* Do this *
Copy everything in the listing below word for word, apart from any images.

-------

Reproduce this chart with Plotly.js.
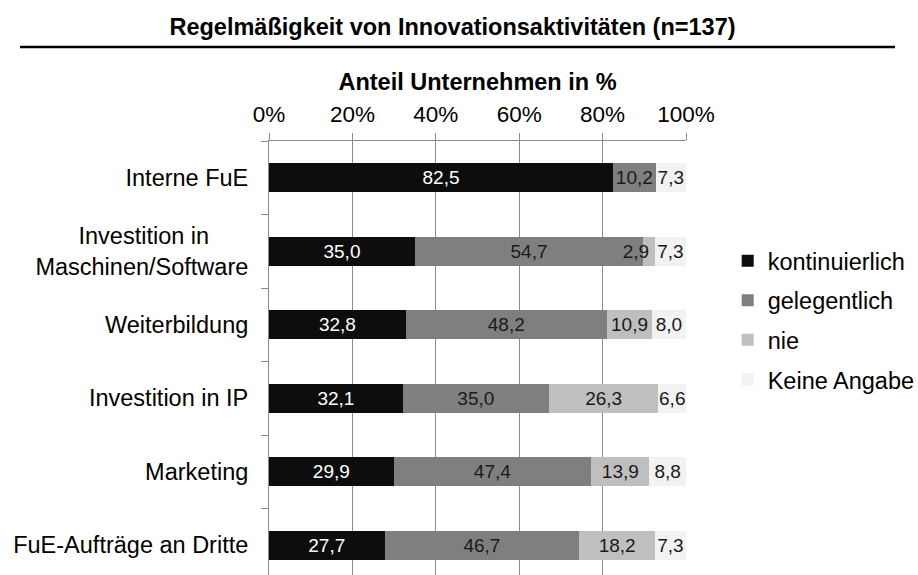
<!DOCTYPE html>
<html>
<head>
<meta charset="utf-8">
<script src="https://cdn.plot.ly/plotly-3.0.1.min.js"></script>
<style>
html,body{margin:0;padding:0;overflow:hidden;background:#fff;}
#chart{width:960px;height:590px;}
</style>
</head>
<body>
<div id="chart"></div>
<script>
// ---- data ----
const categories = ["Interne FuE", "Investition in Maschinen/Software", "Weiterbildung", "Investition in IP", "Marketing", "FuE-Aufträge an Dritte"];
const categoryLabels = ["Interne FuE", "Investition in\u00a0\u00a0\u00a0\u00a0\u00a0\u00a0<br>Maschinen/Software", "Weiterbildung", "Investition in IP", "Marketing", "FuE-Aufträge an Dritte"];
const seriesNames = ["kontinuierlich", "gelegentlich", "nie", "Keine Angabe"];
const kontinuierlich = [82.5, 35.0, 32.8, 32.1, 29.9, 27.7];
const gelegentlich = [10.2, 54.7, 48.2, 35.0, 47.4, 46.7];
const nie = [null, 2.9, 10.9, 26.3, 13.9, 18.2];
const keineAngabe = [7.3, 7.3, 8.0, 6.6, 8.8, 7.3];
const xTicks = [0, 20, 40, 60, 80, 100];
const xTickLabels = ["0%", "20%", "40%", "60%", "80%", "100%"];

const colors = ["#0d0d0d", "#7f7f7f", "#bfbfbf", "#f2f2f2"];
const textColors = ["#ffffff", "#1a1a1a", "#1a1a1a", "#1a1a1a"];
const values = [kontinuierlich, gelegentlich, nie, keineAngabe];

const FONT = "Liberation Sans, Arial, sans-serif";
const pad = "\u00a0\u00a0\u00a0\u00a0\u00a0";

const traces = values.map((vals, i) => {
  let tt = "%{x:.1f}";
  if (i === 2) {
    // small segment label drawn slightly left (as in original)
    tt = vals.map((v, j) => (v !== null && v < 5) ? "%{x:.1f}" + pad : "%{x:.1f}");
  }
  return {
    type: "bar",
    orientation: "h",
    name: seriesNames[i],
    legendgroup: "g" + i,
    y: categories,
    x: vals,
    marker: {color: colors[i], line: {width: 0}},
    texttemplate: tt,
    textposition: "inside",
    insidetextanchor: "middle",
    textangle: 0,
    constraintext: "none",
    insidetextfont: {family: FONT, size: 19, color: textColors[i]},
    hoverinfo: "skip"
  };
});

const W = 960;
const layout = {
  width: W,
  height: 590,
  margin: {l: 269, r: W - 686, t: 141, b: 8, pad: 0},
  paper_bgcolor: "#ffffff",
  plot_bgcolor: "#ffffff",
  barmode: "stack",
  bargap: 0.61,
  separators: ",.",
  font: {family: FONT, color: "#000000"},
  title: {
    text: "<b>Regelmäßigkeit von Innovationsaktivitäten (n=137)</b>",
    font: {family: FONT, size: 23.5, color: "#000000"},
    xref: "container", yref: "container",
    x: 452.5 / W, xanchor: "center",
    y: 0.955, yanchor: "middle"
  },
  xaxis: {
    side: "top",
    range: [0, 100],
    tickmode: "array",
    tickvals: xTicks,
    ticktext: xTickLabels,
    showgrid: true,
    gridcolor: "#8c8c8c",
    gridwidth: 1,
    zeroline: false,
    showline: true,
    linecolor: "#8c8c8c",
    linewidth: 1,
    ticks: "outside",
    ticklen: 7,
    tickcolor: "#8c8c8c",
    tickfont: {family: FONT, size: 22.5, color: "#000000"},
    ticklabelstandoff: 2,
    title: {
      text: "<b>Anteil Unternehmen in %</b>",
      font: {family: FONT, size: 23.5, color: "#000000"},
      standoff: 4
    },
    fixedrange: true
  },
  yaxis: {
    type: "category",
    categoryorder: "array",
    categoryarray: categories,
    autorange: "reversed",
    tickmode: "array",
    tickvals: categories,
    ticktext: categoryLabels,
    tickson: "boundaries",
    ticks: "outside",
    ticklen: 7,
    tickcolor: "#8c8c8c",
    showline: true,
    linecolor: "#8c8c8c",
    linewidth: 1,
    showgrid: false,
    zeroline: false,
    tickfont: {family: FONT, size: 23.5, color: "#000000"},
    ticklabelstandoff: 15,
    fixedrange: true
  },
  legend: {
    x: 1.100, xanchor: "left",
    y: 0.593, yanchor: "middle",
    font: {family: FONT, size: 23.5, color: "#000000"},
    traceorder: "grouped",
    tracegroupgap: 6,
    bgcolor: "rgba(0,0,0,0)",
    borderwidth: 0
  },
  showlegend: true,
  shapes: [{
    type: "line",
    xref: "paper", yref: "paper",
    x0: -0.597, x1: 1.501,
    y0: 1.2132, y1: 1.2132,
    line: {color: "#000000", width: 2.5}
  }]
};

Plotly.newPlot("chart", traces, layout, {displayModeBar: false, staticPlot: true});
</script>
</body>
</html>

-------

* Written answer *
Reproduce this chart with Plotly.js.
<!DOCTYPE html>
<html>
<head>
<meta charset="utf-8">
<script src="https://cdn.plot.ly/plotly-3.0.1.min.js"></script>
<style>
html,body{margin:0;padding:0;overflow:hidden;background:#fff;}
#chart{width:960px;height:590px;}
</style>
</head>
<body>
<div id="chart"></div>
<script>
// ---- data ----
const categories = ["Interne FuE", "Investition in Maschinen/Software", "Weiterbildung", "Investition in IP", "Marketing", "FuE-Aufträge an Dritte"];
const categoryLabels = ["Interne FuE", "Investition in\u00a0\u00a0\u00a0\u00a0\u00a0\u00a0<br>Maschinen/Software", "Weiterbildung", "Investition in IP", "Marketing", "FuE-Aufträge an Dritte"];
const seriesNames = ["kontinuierlich", "gelegentlich", "nie", "Keine Angabe"];
const kontinuierlich = [82.5, 35.0, 32.8, 32.1, 29.9, 27.7];
const gelegentlich = [10.2, 54.7, 48.2, 35.0, 47.4, 46.7];
const nie = [null, 2.9, 10.9, 26.3, 13.9, 18.2];
const keineAngabe = [7.3, 7.3, 8.0, 6.6, 8.8, 7.3];
const xTicks = [0, 20, 40, 60, 80, 100];
const xTickLabels = ["0%", "20%", "40%", "60%", "80%", "100%"];

const colors = ["#0d0d0d", "#7f7f7f", "#bfbfbf", "#f2f2f2"];
const textColors = ["#ffffff", "#1a1a1a", "#1a1a1a", "#1a1a1a"];
const values = [kontinuierlich, gelegentlich, nie, keineAngabe];

const FONT = "Liberation Sans, Arial, sans-serif";
const pad = "\u00a0\u00a0\u00a0\u00a0\u00a0";

const traces = values.map((vals, i) => {
  let tt = "%{x:.1f}";
  if (i === 2) {
    // small segment label drawn slightly left (as in original)
    tt = vals.map((v, j) => (v !== null && v < 5) ? "%{x:.1f}" + pad : "%{x:.1f}");
  }
  return {
    type: "bar",
    orientation: "h",
    name: seriesNames[i],
    legendgroup: "g" + i,
    y: categories,
    x: vals,
    marker: {color: colors[i], line: {width: 0}},
    texttemplate: tt,
    textposition: "inside",
    insidetextanchor: "middle",
    textangle: 0,
    constraintext: "none",
    insidetextfont: {family: FONT, size: 19, color: textColors[i]},
    hoverinfo: "skip"
  };
});

const W = 960;
const layout = {
  width: W,
  height: 590,
  margin: {l: 269, r: W - 686, t: 141, b: 8, pad: 0},
  paper_bgcolor: "#ffffff",
  plot_bgcolor: "#ffffff",
  barmode: "stack",
  bargap: 0.61,
  separators: ",.",
  font: {family: FONT, color: "#000000"},
  title: {
    text: "<b>Regelmäßigkeit von Innovationsaktivitäten (n=137)</b>",
    font: {family: FONT, size: 23.5, color: "#000000"},
    xref: "container", yref: "container",
    x: 452.5 / W, xanchor: "center",
    y: 0.955, yanchor: "middle"
  },
  xaxis: {
    side: "top",
    range: [0, 100],
    tickmode: "array",
    tickvals: xTicks,
    ticktext: xTickLabels,
    showgrid: true,
    gridcolor: "#8c8c8c",
    gridwidth: 1,
    zeroline: false,
    showline: true,
    linecolor: "#8c8c8c",
    linewidth: 1,
    ticks: "outside",
    ticklen: 7,
    tickcolor: "#8c8c8c",
    tickfont: {family: FONT, size: 22.5, color: "#000000"},
    ticklabelstandoff: 2,
    title: {
      text: "<b>Anteil Unternehmen in %</b>",
      font: {family: FONT, size: 23.5, color: "#000000"},
      standoff: 4
    },
    fixedrange: true
  },
  yaxis: {
    type: "category",
    categoryorder: "array",
    categoryarray: categories,
    autorange: "reversed",
    tickmode: "array",
    tickvals: categories,
    ticktext: categoryLabels,
    tickson: "boundaries",
    ticks: "outside",
    ticklen: 7,
    tickcolor: "#8c8c8c",
    showline: true,
    linecolor: "#8c8c8c",
    linewidth: 1,
    showgrid: false,
    zeroline: false,
    tickfont: {family: FONT, size: 23.5, color: "#000000"},
    ticklabelstandoff: 15,
    fixedrange: true
  },
  legend: {
    x: 1.100, xanchor: "left",
    y: 0.593, yanchor: "middle",
    font: {family: FONT, size: 23.5, color: "#000000"},
    traceorder: "grouped",
    tracegroupgap: 6,
    bgcolor: "rgba(0,0,0,0)",
    borderwidth: 0
  },
  showlegend: true,
  shapes: [{
    type: "line",
    xref: "paper", yref: "paper",
    x0: -0.597, x1: 1.501,
    y0: 1.2132, y1: 1.2132,
    line: {color: "#000000", width: 2.5}
  }]
};

Plotly.newPlot("chart", traces, layout, {displayModeBar: false, staticPlot: true});
</script>
</body>
</html>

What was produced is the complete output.